▸ **Task requirements**:
Your task is to copy the listing exactly, with the pictures left out.

▸ **Information supplied**:
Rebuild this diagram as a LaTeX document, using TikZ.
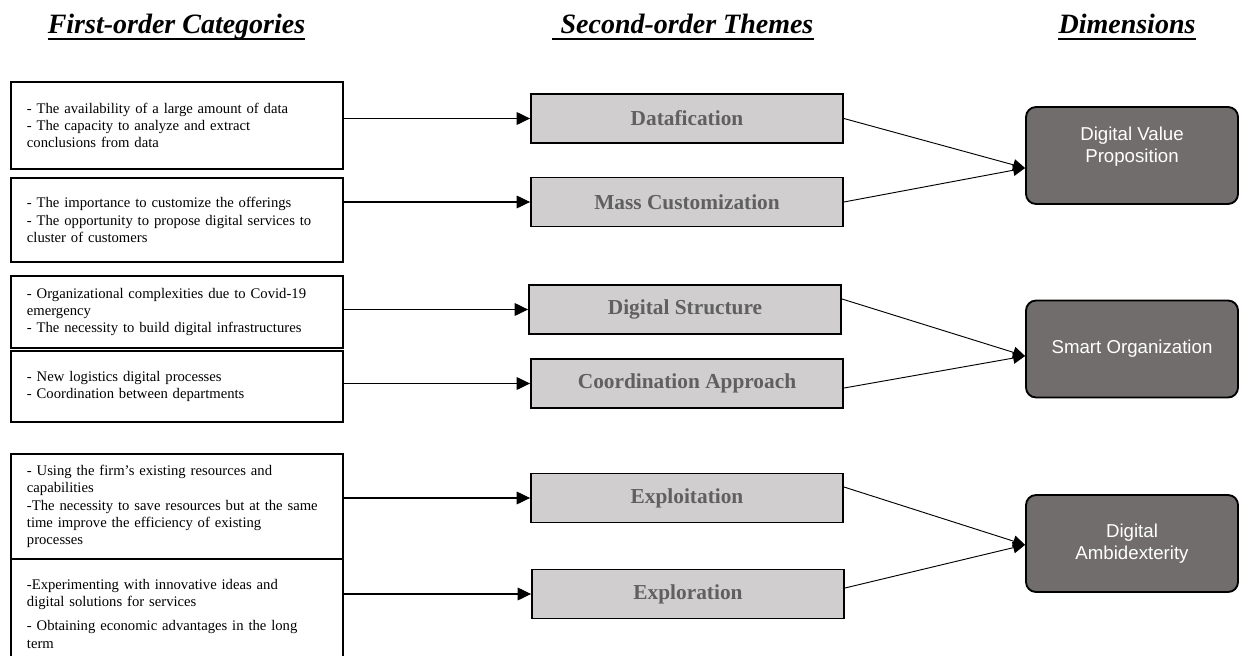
\documentclass[tikz,border=0pt]{standalone}
\usepackage{fontspec}
\setmainfont{Liberation Serif}
\newfontfamily\arialfont{Liberation Sans}
\usetikzlibrary{arrows.meta,positioning,calc}

\definecolor{themegray}{RGB}{208,206,207}
\definecolor{themetext}{RGB}{96,96,96}
\definecolor{dimgray}{RGB}{113,109,109}

\tikzset{
  heading/.style={font=\fontsize{21}{25}\selectfont\bfseries\itshape, inner sep=0pt, anchor=base},
  uline/.style={line width=1.5pt},
  catbox/.style={rectangle, draw, line width=1.4pt, anchor=north west, minimum width=249pt, text width=225pt, inner xsep=12pt, align=left, font=\fontsize{11}{13}\selectfont},
  themebox/.style={rectangle, draw, line width=1.4pt, fill=themegray, minimum width=234pt, minimum height=36.75pt, font=\fontsize{16}{19}\selectfont\bfseries, text=themetext},
  dimbox/.style={rectangle, rounded corners=7.5pt, draw, line width=1.4pt, fill=dimgray, minimum width=159pt, minimum height=72.75pt, text=white, align=center, font=\arialfont\fontsize{14}{16.5}\selectfont},
  dimtext/.style={text=white, align=center, font=\arialfont\fontsize{14}{16.5}\selectfont},
  link/.style={-{Triangle[length=10pt,width=9.5pt]}, line width=0.8pt},
  feed/.style={-{Triangle[length=9pt,width=8.5pt]}, line width=0.7pt}
}

\begin{document}
\begin{tikzpicture}[x=0.75pt, y=-0.75pt]
    \path[use as bounding box, clip] (0,0) rectangle (1239,656);

    \node[heading] (firsthead) at (176.5,34) {First-order Categories};
    \node[heading] (secondhead) at (687,34) {Second-order Themes};
    \node[heading] (dimhead) at (1127,34) {Dimensions};
    \draw[uline] ([yshift=-4pt]firsthead.base west) -- ([yshift=-4pt]firsthead.base east);
    \draw[uline] ([yshift=-4pt,xshift=-6pt]secondhead.base west) -- ([yshift=-4pt]secondhead.base east);
    \draw[uline] ([yshift=-4pt]dimhead.base west) -- ([yshift=-4pt]dimhead.base east);

    \node[catbox, minimum height=65.25pt] (cat1) at (10,81) {- The availability of a large amount of data\\- The capacity to analyze and extract\\conclusions from data};
    \node[catbox, minimum height=63pt] (cat2) at (10,177) {- The importance to customize the offerings\\- The opportunity to propose digital services to\\cluster of customers};
    \node[catbox, minimum height=54pt] (cat3) at (10,275) {- Organizational complexities due to Covid-19\\emergency\\- The necessity to build digital infrastructures};
    \node[catbox, minimum height=53.25pt] (cat4) at (10,350) {- New logistics digital processes\\- Coordination between departments};
    \node[catbox, minimum height=78.75pt] (cat5) at (10,453) {- Using the firm’s existing resources and\\capabilities\\-The necessity to save resources but at the same\\time improve the efficiency of existing\\processes};
    \node[catbox, minimum height=82.5pt] (cat6) at (10,558) {-Experimenting with innovative ideas and\\digital solutions for services\\[5pt]- Obtaining economic advantages in the long\\term};

    \node[themebox] (datafication) at (687,118.5) {Datafication};
    \node[themebox] (masscust) at (687,202) {Mass Customization};
    \node[themebox] (digstruct) at (685,309.5) {Digital Structure};
    \node[themebox] (coordination) at (687,383.5) {Coordination Approach};
    \node[themebox] (exploitation) at (687,498) {Exploitation};
    \node[themebox] (exploration) at (688,594) {Exploration};

    \node[dimbox, label={[dimtext, yshift=6.4pt]center:{Digital Value\\Proposition}}] (dvp) at (1132,155.5) {};
    \node[dimbox] (smartorg) at (1132,349) {Smart Organization};
    \node[dimbox] (ambidex) at (1132,543.5) {Digital\\Ambidexterity};

    \draw[link] (cat1.east |- datafication.west) -- (datafication.west);
    \draw[link] (cat2.east |- masscust.west) -- (masscust.west);
    \draw[link] (cat3.east |- digstruct.west) -- (digstruct.west);
    \draw[link] (cat4.east |- coordination.west) -- (coordination.west);
    \draw[link] (cat5.east |- exploitation.west) -- (exploitation.west);
    \draw[link] (cat6.east |- exploration.west) -- (exploration.west);

    \coordinate (dvpin) at ([yshift=-9.4pt]dvp.west);
    \coordinate (smartin) at ([yshift=-5.25pt]smartorg.west);
    \coordinate (ambin) at ([yshift=-1pt]ambidex.west);
    \draw[feed] (datafication.east) -- (dvpin);
    \draw[feed] (masscust.east) -- (dvpin);
    \draw[feed] ([yshift=7.9pt]digstruct.east) -- (smartin);
    \draw[feed] ([yshift=-3.4pt]coordination.east) -- (smartin);
    \draw[feed] ([yshift=8.25pt]exploitation.east) -- (ambin);
    \draw[feed] ([yshift=4.5pt]exploration.east) -- (ambin);
\end{tikzpicture}
\end{document}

▸ **Response**:
Rebuild this diagram as a LaTeX document, using TikZ.
\documentclass[tikz,border=0pt]{standalone}
\usepackage{fontspec}
\setmainfont{Liberation Serif}
\newfontfamily\arialfont{Liberation Sans}
\usetikzlibrary{arrows.meta,positioning,calc}

\definecolor{themegray}{RGB}{208,206,207}
\definecolor{themetext}{RGB}{96,96,96}
\definecolor{dimgray}{RGB}{113,109,109}

\tikzset{
  heading/.style={font=\fontsize{21}{25}\selectfont\bfseries\itshape, inner sep=0pt, anchor=base},
  uline/.style={line width=1.5pt},
  catbox/.style={rectangle, draw, line width=1.4pt, anchor=north west, minimum width=249pt, text width=225pt, inner xsep=12pt, align=left, font=\fontsize{11}{13}\selectfont},
  themebox/.style={rectangle, draw, line width=1.4pt, fill=themegray, minimum width=234pt, minimum height=36.75pt, font=\fontsize{16}{19}\selectfont\bfseries, text=themetext},
  dimbox/.style={rectangle, rounded corners=7.5pt, draw, line width=1.4pt, fill=dimgray, minimum width=159pt, minimum height=72.75pt, text=white, align=center, font=\arialfont\fontsize{14}{16.5}\selectfont},
  dimtext/.style={text=white, align=center, font=\arialfont\fontsize{14}{16.5}\selectfont},
  link/.style={-{Triangle[length=10pt,width=9.5pt]}, line width=0.8pt},
  feed/.style={-{Triangle[length=9pt,width=8.5pt]}, line width=0.7pt}
}

\begin{document}
\begin{tikzpicture}[x=0.75pt, y=-0.75pt]
    \path[use as bounding box, clip] (0,0) rectangle (1239,656);

    \node[heading] (firsthead) at (176.5,34) {First-order Categories};
    \node[heading] (secondhead) at (687,34) {Second-order Themes};
    \node[heading] (dimhead) at (1127,34) {Dimensions};
    \draw[uline] ([yshift=-4pt]firsthead.base west) -- ([yshift=-4pt]firsthead.base east);
    \draw[uline] ([yshift=-4pt,xshift=-6pt]secondhead.base west) -- ([yshift=-4pt]secondhead.base east);
    \draw[uline] ([yshift=-4pt]dimhead.base west) -- ([yshift=-4pt]dimhead.base east);

    \node[catbox, minimum height=65.25pt] (cat1) at (10,81) {- The availability of a large amount of data\\- The capacity to analyze and extract\\conclusions from data};
    \node[catbox, minimum height=63pt] (cat2) at (10,177) {- The importance to customize the offerings\\- The opportunity to propose digital services to\\cluster of customers};
    \node[catbox, minimum height=54pt] (cat3) at (10,275) {- Organizational complexities due to Covid-19\\emergency\\- The necessity to build digital infrastructures};
    \node[catbox, minimum height=53.25pt] (cat4) at (10,350) {- New logistics digital processes\\- Coordination between departments};
    \node[catbox, minimum height=78.75pt] (cat5) at (10,453) {- Using the firm’s existing resources and\\capabilities\\-The necessity to save resources but at the same\\time improve the efficiency of existing\\processes};
    \node[catbox, minimum height=82.5pt] (cat6) at (10,558) {-Experimenting with innovative ideas and\\digital solutions for services\\[5pt]- Obtaining economic advantages in the long\\term};

    \node[themebox] (datafication) at (687,118.5) {Datafication};
    \node[themebox] (masscust) at (687,202) {Mass Customization};
    \node[themebox] (digstruct) at (685,309.5) {Digital Structure};
    \node[themebox] (coordination) at (687,383.5) {Coordination Approach};
    \node[themebox] (exploitation) at (687,498) {Exploitation};
    \node[themebox] (exploration) at (688,594) {Exploration};

    \node[dimbox, label={[dimtext, yshift=6.4pt]center:{Digital Value\\Proposition}}] (dvp) at (1132,155.5) {};
    \node[dimbox] (smartorg) at (1132,349) {Smart Organization};
    \node[dimbox] (ambidex) at (1132,543.5) {Digital\\Ambidexterity};

    \draw[link] (cat1.east |- datafication.west) -- (datafication.west);
    \draw[link] (cat2.east |- masscust.west) -- (masscust.west);
    \draw[link] (cat3.east |- digstruct.west) -- (digstruct.west);
    \draw[link] (cat4.east |- coordination.west) -- (coordination.west);
    \draw[link] (cat5.east |- exploitation.west) -- (exploitation.west);
    \draw[link] (cat6.east |- exploration.west) -- (exploration.west);

    \coordinate (dvpin) at ([yshift=-9.4pt]dvp.west);
    \coordinate (smartin) at ([yshift=-5.25pt]smartorg.west);
    \coordinate (ambin) at ([yshift=-1pt]ambidex.west);
    \draw[feed] (datafication.east) -- (dvpin);
    \draw[feed] (masscust.east) -- (dvpin);
    \draw[feed] ([yshift=7.9pt]digstruct.east) -- (smartin);
    \draw[feed] ([yshift=-3.4pt]coordination.east) -- (smartin);
    \draw[feed] ([yshift=8.25pt]exploitation.east) -- (ambin);
    \draw[feed] ([yshift=4.5pt]exploration.east) -- (ambin);
\end{tikzpicture}
\end{document}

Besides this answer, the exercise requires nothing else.